Investors leaving safe havens
We had further evidence of investors’ growing confidence overnight when Japanese data showed a sizable drop in foreign investor ownership of Japanese government Bonds (JGBs). JGBs are a bellwether for investor confidence because they are used as a safe haven in times of strife, in the same way that US Treasuries are used. Neither yields any worthwhile return but you’ll get your money back. Reducing ownership by overseas investors is clear evidence that those investors are gaining the confidence to seek higher yields elsewhere.
106% rise in Chinese profits
And whatever happened in Wuhan; whether it was a bat in a market place or a test tube in a lab that leaked Covid-19, it may have crippled the global economy but China had just announced a 106% rise in industrial profits on the year. So it didn’t damage China too much did it. That’s one for the conspiracy theorists.
The other overnight news was a huge rise in capital expenditure in Australia. That was an across-the-board rise, so I expected the Australian Dollar to be stronger this morning. However, it has only gained half a cent against the Pound (AUD 1.8210 as I write).
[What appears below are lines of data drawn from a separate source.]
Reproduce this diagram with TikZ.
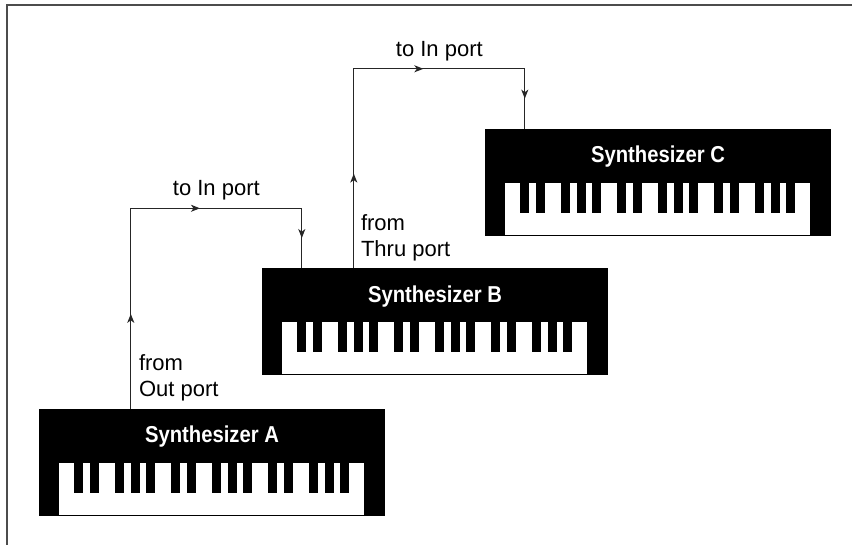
\documentclass[tikz,border=0pt]{standalone}
\usepackage{fontspec}
\setmainfont{Liberation Sans}
\newfontfamily\titlefont[FakeStretch=0.88]{Liberation Sans}
\usetikzlibrary{calc,arrows.meta,decorations.markings}
\tikzset{
    synth-box/.style = {fill=black, rectangle, inner sep=0pt, minimum width=346pt, minimum height=107pt},
    synth-title/.style = {text=white, font=\titlefont\bfseries\fontsize{23}{26}\selectfont, anchor=base, inner sep=0pt},
    midi-link/.style = {draw=black!85, line width=1.3pt, postaction={decorate},
        decoration={markings,
            mark=at position 0.22 with {\arrow{Stealth[length=9pt,width=7pt,inset=2.5pt]}},
            mark=at position 0.625 with {\arrow{Stealth[length=9pt,width=7pt,inset=2.5pt]}},
            mark=at position 0.93 with {\arrow{Stealth[length=9pt,width=7pt,inset=2.5pt]}}}},
    port-label/.style = {font=\fontsize{22}{26}\selectfont, inner sep=0pt, align=left},
}

\begin{document}
\begin{tikzpicture}[x=1pt, y=1pt]
\useasboundingbox (0,0) rectangle (852,545);
\draw[black!70, line width=1.5pt] (852,540) -- (7,540) -- (7,0);

% the three keyboards
\node[synth-box] (synA) at (212,82.5) {};
\node[synth-box] (synB) at (435,223) {};
\node[synth-box] (synC) at (658,362.5) {};
\foreach \s/\t in {synA/A, synB/B, synC/C} {
    \node[synth-title] (title\t) at ($(\s.north)+(0,-34)$) {Synthesizer \t};
    \fill[white] ($(\s.south west)+(20,1.5)$) rectangle ($(\s.north east)+(-21,-54)$);
    \foreach \o in {0,97,194}
        \foreach \k in {0,16,41,56.5,71.5}
            \fill[black] ($(\s.north west)+(35.5+\k+\o,-54)$) rectangle +(9,-30);
}

% ports
\coordinate (outA) at ($(synA.north west)+(92,0)$);
\coordinate (inB) at ($(synB.north west)+(40,0)$);
\coordinate (thruB) at ($(synB.north west)+(92,0)$);
\coordinate (inC) at ($(synC.north west)+(40,0)$);
\coordinate (bendB) at ($(inB)+(0,60)$);
\coordinate (bendC) at ($(inC)+(0,60)$);

\draw[midi-link] (outA) |- node[port-label, pos=0.75, anchor=base, yshift=12.5pt] (toB) {to In port} (bendB) -- (inB);
\draw[midi-link] (thruB) |- node[port-label, pos=0.75, anchor=base, yshift=12.5pt] (toC) {to In port} (bendC) -- (inC);
\node[port-label, anchor=south west] (fromA) at ($(outA)+(8,7.5)$) {from\\Out port};
\node[port-label, anchor=south west] (fromB) at ($(thruB)+(7,7.5)$) {from\\Thru port};
\end{tikzpicture}
\end{document}
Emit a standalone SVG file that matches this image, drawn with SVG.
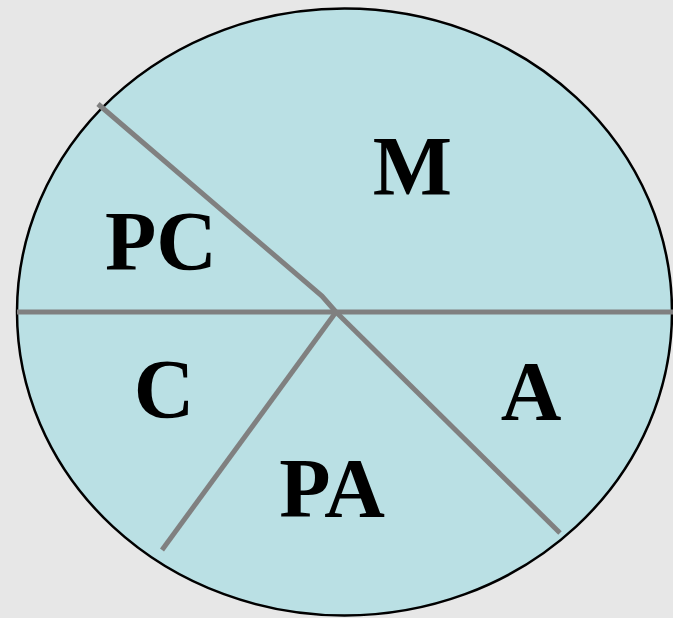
<svg xmlns="http://www.w3.org/2000/svg" width="673" height="618" viewBox="0 0 673 618">
<style>
.lbl{font-family:"Liberation Serif","Times New Roman",serif;font-weight:bold;font-size:84px;fill:#000;text-anchor:middle}
.div{stroke:#808080;stroke-width:5;fill:none}
</style>
<rect width="673" height="618" fill="#e7e7e7"/>
<g id="pie">
<ellipse cx="344.5" cy="312" rx="327.5" ry="303.5" fill="#bae0e4" stroke="#000" stroke-width="2.5"/>
</g>
<g id="connectors">
<line class="div" x1="17" y1="312" x2="673" y2="312"/>
<polyline class="div" points="98,104 322,296 336,312"/>
<line class="div" x1="336" y1="312" x2="560" y2="533"/>
<line class="div" x1="336" y1="312" x2="162" y2="550"/>
</g>
<g id="M"><text class="lbl" x="412.5" y="195">M</text></g>
<g id="PC"><text class="lbl" x="161" y="270">PC</text></g>
<g id="C"><text class="lbl" x="164" y="418">C</text></g>
<g id="A"><text class="lbl" x="531" y="420">A</text></g>
<g id="PA"><text class="lbl" x="332" y="517">PA</text></g>
</svg>
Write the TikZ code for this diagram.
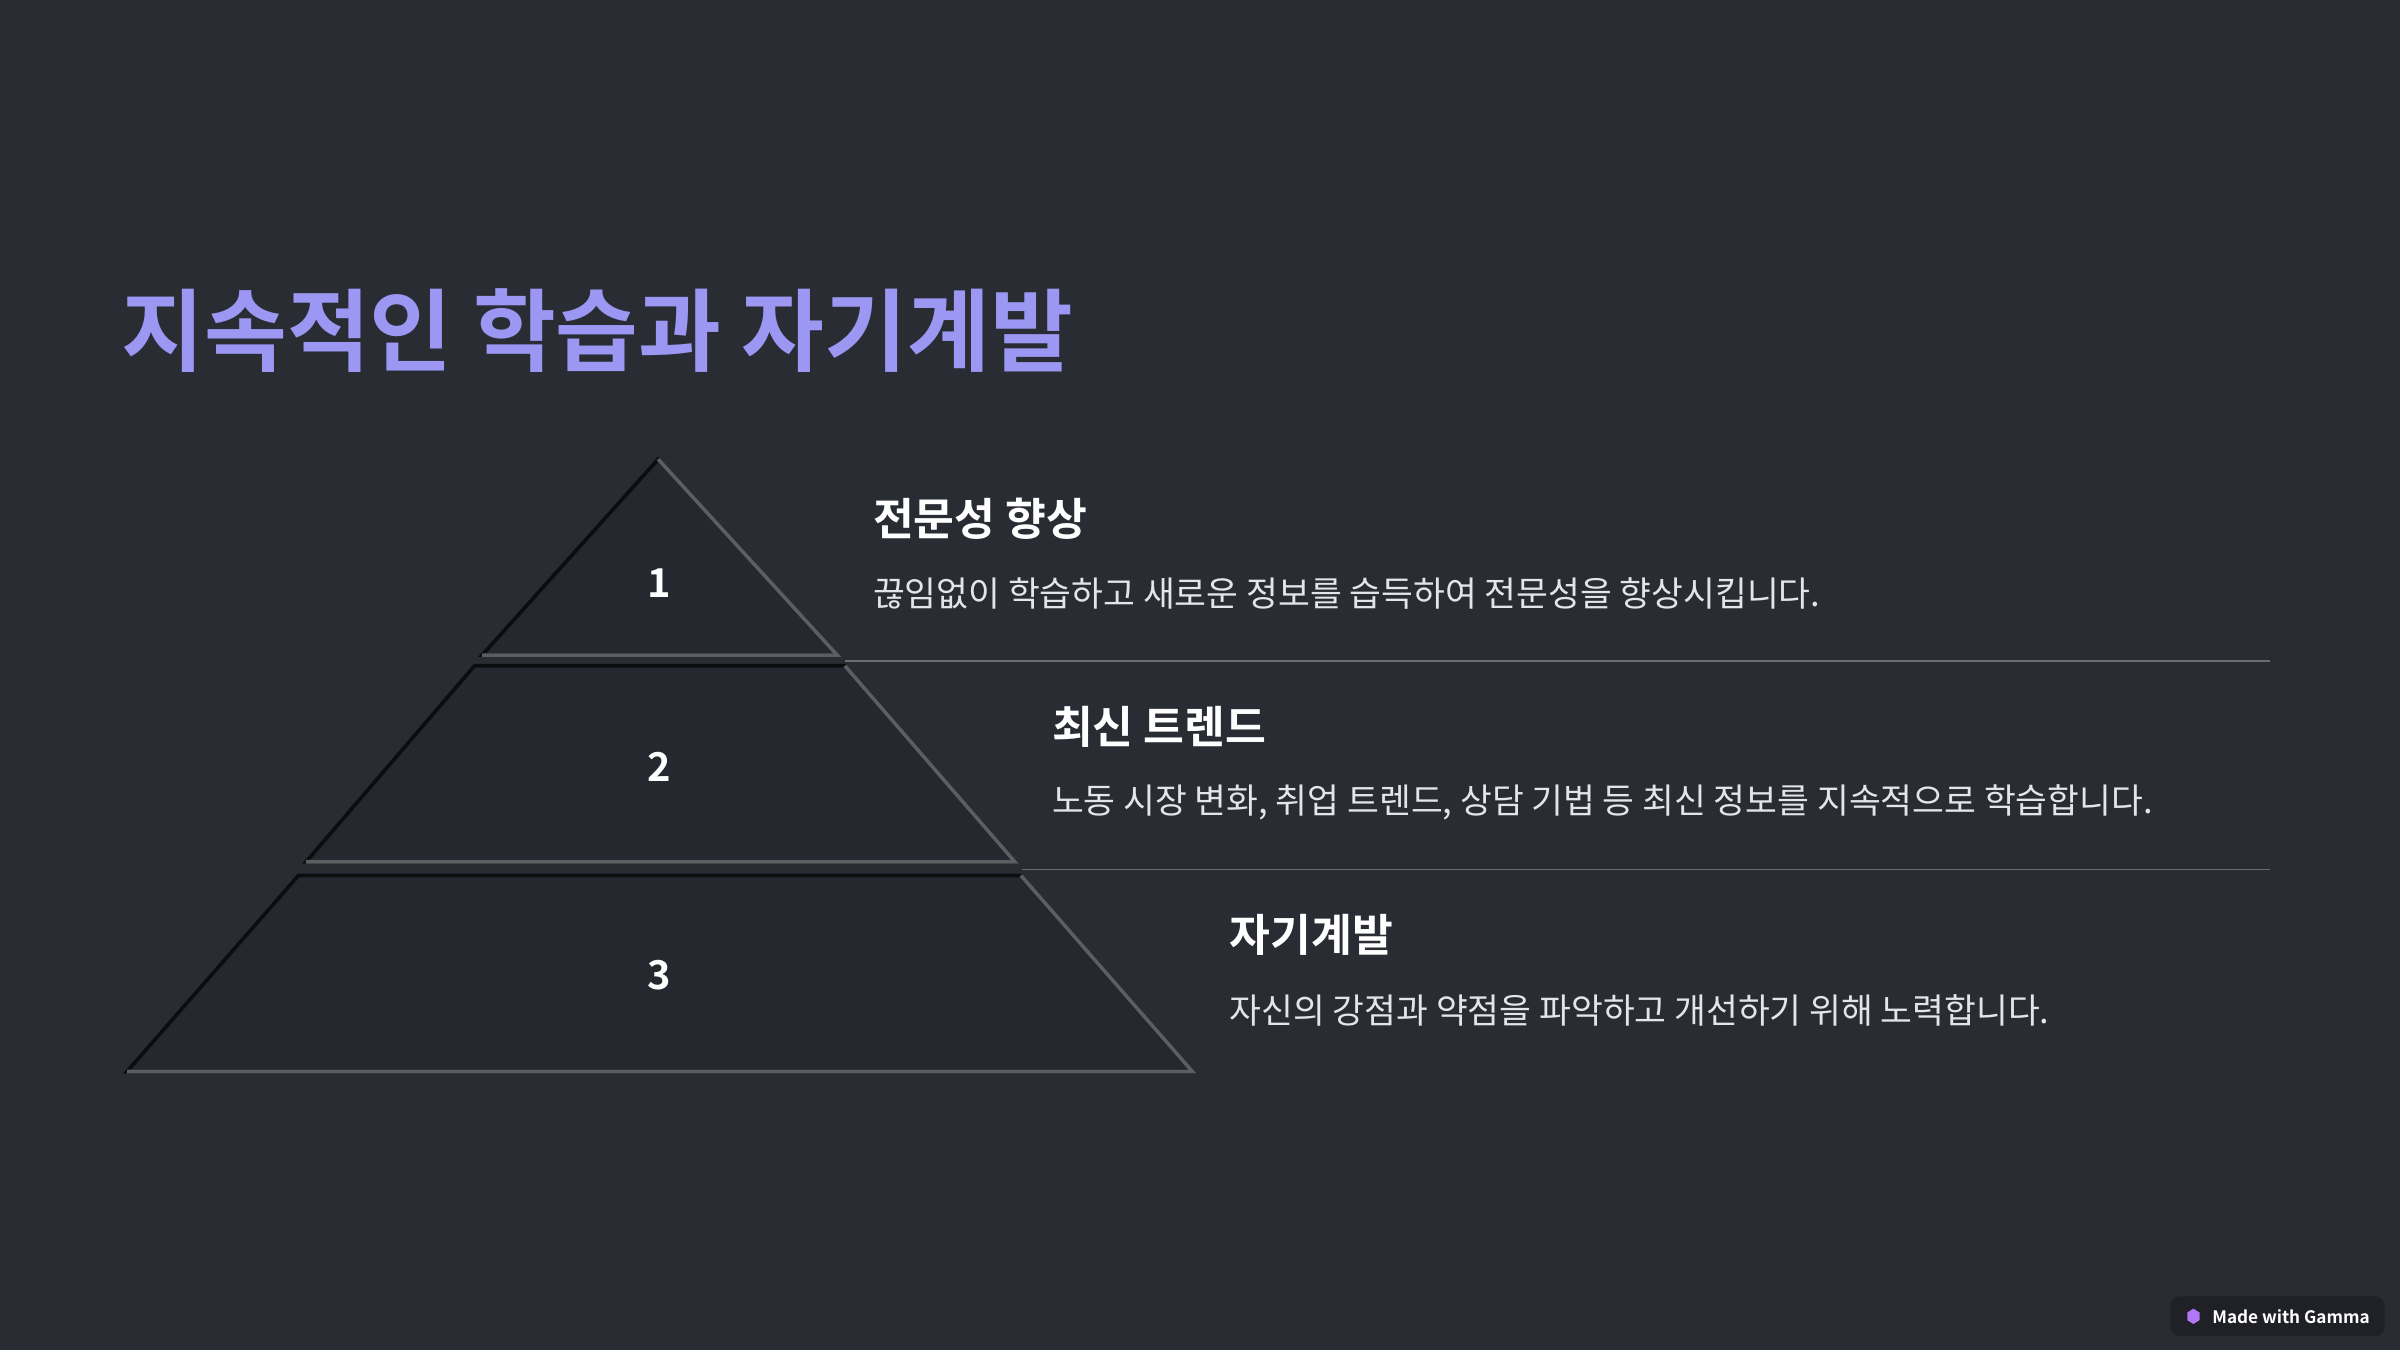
\documentclass[tikz,border=0pt]{standalone}
\usepackage{fontspec}
\setmainfont{Noto Sans CJK KR}
\newfontfamily\kb{Noto Sans CJK KR Bold}
\definecolor{bg}{HTML}{292C33}
\definecolor{fillc}{HTML}{25282F}
\definecolor{titlec}{HTML}{9B97F2}
\definecolor{desc}{HTML}{E4E4EA}
\definecolor{sep}{HTML}{6A6D74}
\begin{document}
\begin{tikzpicture}[x=0.5pt,y=-0.5pt,
  layer/.style={fill=fillc,draw=black!70!bg,line width=1.2pt},
  hl/.style={draw=gray!60!bg,line width=1.2pt},
  num/.style={text=white,font=\kb\fontsize{13}{15}\selectfont},
  head/.style={anchor=west,inner sep=0pt,text=white,font=\kb\fontsize{14.5}{17}\selectfont},
  body/.style={anchor=west,inner sep=0pt,text=desc,font=\fontsize{11.3}{13}\selectfont},
  sepline/.style={draw=sep,line width=0.5pt}]
\fill[bg] (0,0) rectangle (1568,882);
\useasboundingbox (0,0) rectangle (1568,882);
\node[anchor=west,inner sep=0pt,text=titlec,font=\kb\fontsize{29.4}{34}\selectfont] (title) at (79,216) {지속적인 학습과 자기계발};
% layers
\draw[layer] (430,300) -- (547,428) -- (315,428) -- cycle;
\draw[hl] (430,300) -- (547,428) -- (315,428);
\draw[layer] (310,435) -- (552,435) -- (663,563) -- (200,563) -- cycle;
\draw[hl] (552,435) -- (663,563) -- (200,563);
\draw[layer] (195,572) -- (667,572) -- (779,700) -- (83,700) -- cycle;
\draw[hl] (667,572) -- (779,700) -- (83,700);
\node[num] (n1) at (431,381) {1};
\node[num] (n2) at (431,501) {2};
\node[num] (n3) at (431,637) {3};
\coordinate (s1a) at (552,432); \coordinate (s1b) at (1483,432);
\coordinate (s2a) at (668,568); \coordinate (s2b) at (1483,568);
\draw[sepline] (s1a) -- (s1b);
\draw[sepline] (s2a) -- (s2b);
\node[head] (h1) at (570,339) {전문성 향상};
\node[body] (b1) at (570,388) {끊임없이 학습하고 새로운 정보를 습득하여 전문성을 향상시킵니다.};
\node[head] (h2) at (687,475) {최신 트렌드};
\node[body] (b2) at (687,524) {노동 시장 변화, 취업 트렌드, 상담 기법 등 최신 정보를 지속적으로 학습합니다.};
\node[head] (h3) at (803,611) {자기계발};
\node[body] (b3) at (803,660) {자신의 강점과 약점을 파악하고 개선하기 위해 노력합니다.};
% badge
\fill[fill=black!25!bg,rounded corners=3pt] (1418,847) rectangle (1558,873);
\node[anchor=west,inner sep=0pt,text=white,font=\kb\fontsize{5.6}{7}\selectfont] (badge) at (1445,860) {Made with Gamma};
\fill[titlec!80!magenta] (1433,855) -- (1437,857.5) -- (1437,862.5) -- (1433,865) -- (1429,862.5) -- (1429,857.5) -- cycle;
\end{tikzpicture}
\end{document}
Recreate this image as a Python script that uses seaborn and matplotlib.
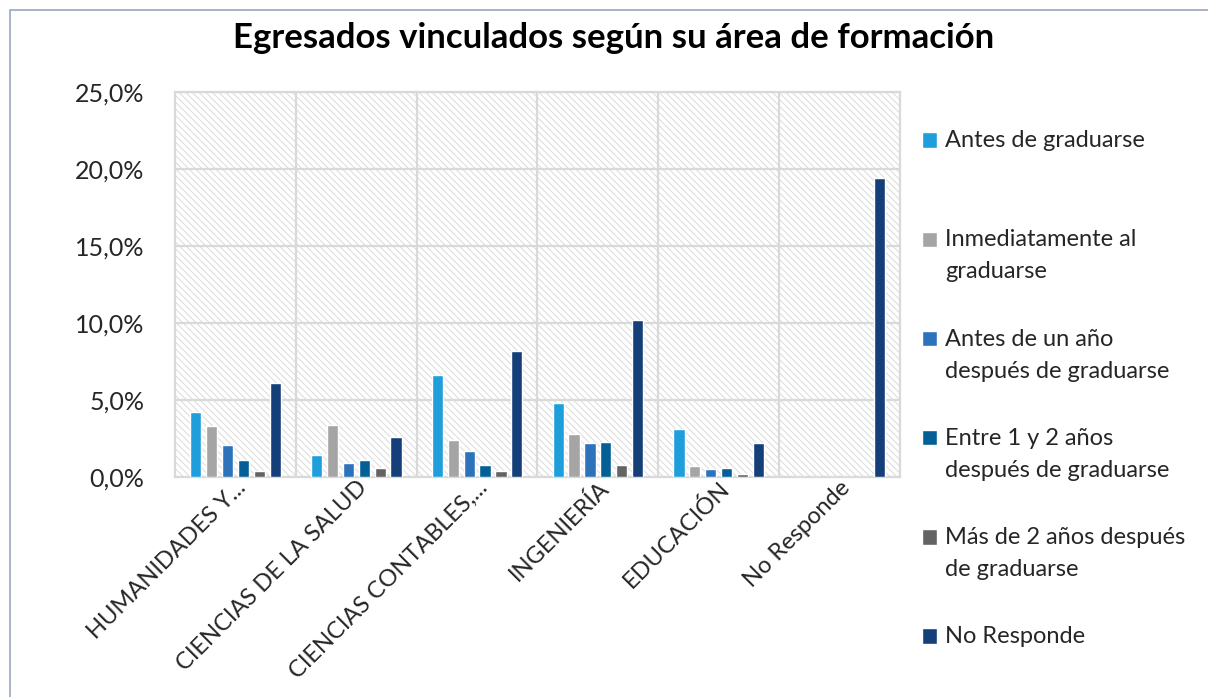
import numpy as np
import pandas as pd
import matplotlib
matplotlib.use("Agg")
import matplotlib.pyplot as plt
import seaborn as sns
from matplotlib.patches import Rectangle
from matplotlib.legend_handler import HandlerPatch
from matplotlib.ticker import FuncFormatter, MultipleLocator

# Data (percent of graduates)
categories = ["HUMANIDADES Y...", "CIENCIAS DE LA SALUD", "CIENCIAS CONTABLES,...",
              "INGENIERÍA", "EDUCACIÓN", "No Responde"]
series = ["Antes de graduarse", "Inmediatamente al graduarse",
          "Antes de un año después de graduarse", "Entre 1 y 2 años después de graduarse",
          "Más de 2 años después de graduarse", "No Responde"]
# legend text wrapped like the original (every entry takes two lines)
legend_labels = ["Antes de graduarse\n", "Inmediatamente al\ngraduarse",
                 "Antes de un año\ndespués de graduarse", "Entre 1 y 2 años\ndespués de graduarse",
                 "Más de 2 años después\nde graduarse", "No Responde\n"]

antes = [4.2, 1.4, 6.6, 4.8, 3.1, 0.0]
inmediatamente = [3.3, 3.4, 2.4, 2.8, 0.7, 0.0]
antes_un_ano = [2.1, 0.9, 1.7, 2.2, 0.5, 0.0]
entre_1_2 = [1.1, 1.1, 0.8, 2.3, 0.6, 0.0]
mas_2 = [0.4, 0.6, 0.4, 0.8, 0.2, 0.0]
no_responde = [6.1, 2.6, 8.2, 10.2, 2.2, 19.4]

colors = ["#1E9FDC", "#A5A5A5", "#2C73BC", "#045F96", "#636363", "#153F78"]

values = [antes, inmediatamente, antes_un_ano, entre_1_2, mas_2, no_responde]
rows = []
for s, vals in zip(series, values):
    for c, v in zip(categories, vals):
        rows.append({"area": c, "serie": s, "valor": v})
df = pd.DataFrame(rows)

sns.set_theme(style="white")
plt.rcParams['font.family'] = ['Lato', 'DejaVu Sans']
plt.rcParams['hatch.color'] = '#dadada'
plt.rcParams['hatch.linewidth'] = 0.7

LEG_FS = 17
LINESP = 1.65


def first_line_patch(legend, orig_handle, xdescent, ydescent, width, height, fontsize):
    # put the colour box next to the first line of a two-line label
    shift = 0.5 * LINESP * fontsize * 0.86
    return Rectangle((-xdescent, -ydescent + shift), width, height)


fig = plt.figure(figsize=(12.08, 6.97), dpi=100)
ax = fig.add_axes([0.1449, 0.3156, 0.6001, 0.5524])

# hatched plot-area background
ax.patch.set_facecolor('white')
ax.patch.set_hatch('\\\\\\\\\\')
ax.patch.set_edgecolor('#dadada')
ax.patch.set_linewidth(0)

sns.barplot(data=df, x="area", y="valor", hue="serie", palette=colors,
            width=0.79, gap=0.3, saturation=1, ax=ax, zorder=3, legend=True)

ax.set_ylim(0, 25)
ax.set_xlim(-0.5, len(categories) - 0.5)
ax.yaxis.set_major_locator(MultipleLocator(5))
ax.yaxis.set_major_formatter(FuncFormatter(lambda v, p: f"{v:.1f}%".replace(".", ",")))
ax.set_xticks(np.arange(len(categories) - 1) + 0.5, minor=True)
ax.grid(True, axis='y', which='major', color='#d9d9d9', lw=1.6, zorder=1)
ax.grid(True, axis='x', which='minor', color='#d9d9d9', lw=1.6, zorder=1)
ax.set_axisbelow(True)
for sp in ax.spines.values():
    sp.set_color('#d9d9d9')
    sp.set_linewidth(1.6)

ax.set_xlabel("")
ax.set_ylabel("")
ax.tick_params(axis='both', which='both', length=0, labelsize=18, colors='#262626')
ax.tick_params(axis='x', labelsize=17, pad=0)
ax.tick_params(axis='y', pad=22)
for lbl in ax.get_xticklabels():
    lbl.set_rotation(45)
    lbl.set_ha('right')
    lbl.set_rotation_mode('anchor')

handles, _ = ax.get_legend_handles_labels()
hmap = {h: HandlerPatch(patch_func=first_line_patch) for h in handles}
leg = ax.legend(handles, legend_labels, loc='upper left', bbox_to_anchor=(0.763, 0.813),
                bbox_transform=fig.transFigure, frameon=False, fontsize=LEG_FS,
                borderpad=0, borderaxespad=0,
                labelspacing=1.95, handlelength=0.65, handleheight=0.65, handletextpad=0.34,
                labelcolor='#262626', handler_map=hmap)
for t in leg.get_texts():
    t.set_linespacing(LINESP)

fig.text(0.508, 0.945, "Egresados vinculados según su área de formación",
         ha='center', va='center', fontsize=25, fontweight='bold', color='black')

# outer chart border
fig.patches.append(Rectangle((10 / 1208, -0.01), 1.0, 1 - 10 / 697 + 0.01,
                             transform=fig.transFigure, fill=False,
                             edgecolor='#9aa8bd', lw=1.2))

fig.savefig("out.png", dpi=100)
US GDP awaited for USD direction
Today’s big news comes wrapped in a stars and stripes banner. The US economic growth data (GDP) should show upwards of 6.5% growth; further evidence of a recovery of sorts in the US. That will be followed by the weekly jobless claims data, which is expected to show another reduction in the number of fresh welfare claims.
Having spiked above $1.42 at the end of last week, the GBPUSD rate has dropped about a cent and a quarter since then. The EURUSD rate is only 70 basis points lower, reflection more profit taking against the Pound. Some of this recovery in the value of the USD relates to talk of the Federal Reserve starting to consider a reduction in quantitative easing and a lot of speculation about the timing of the first post-covid interest rate hike. Not this year, I suspect.
It is worth noting that, following a 6 cent drop, the GBPNZD rate is more stable right now. It has settled around 1.9350, now that traders have had their fill. That makes Sterling look very affordable to NZD sellers. This pair may still trickle down to 1.92, where it found a bottom in April though.
And I have a new saying for you; less sexist than the original. Hell hath no fury like a Cummings scorned. It isn’t everyone who gets a world stage to vent their spleen is it.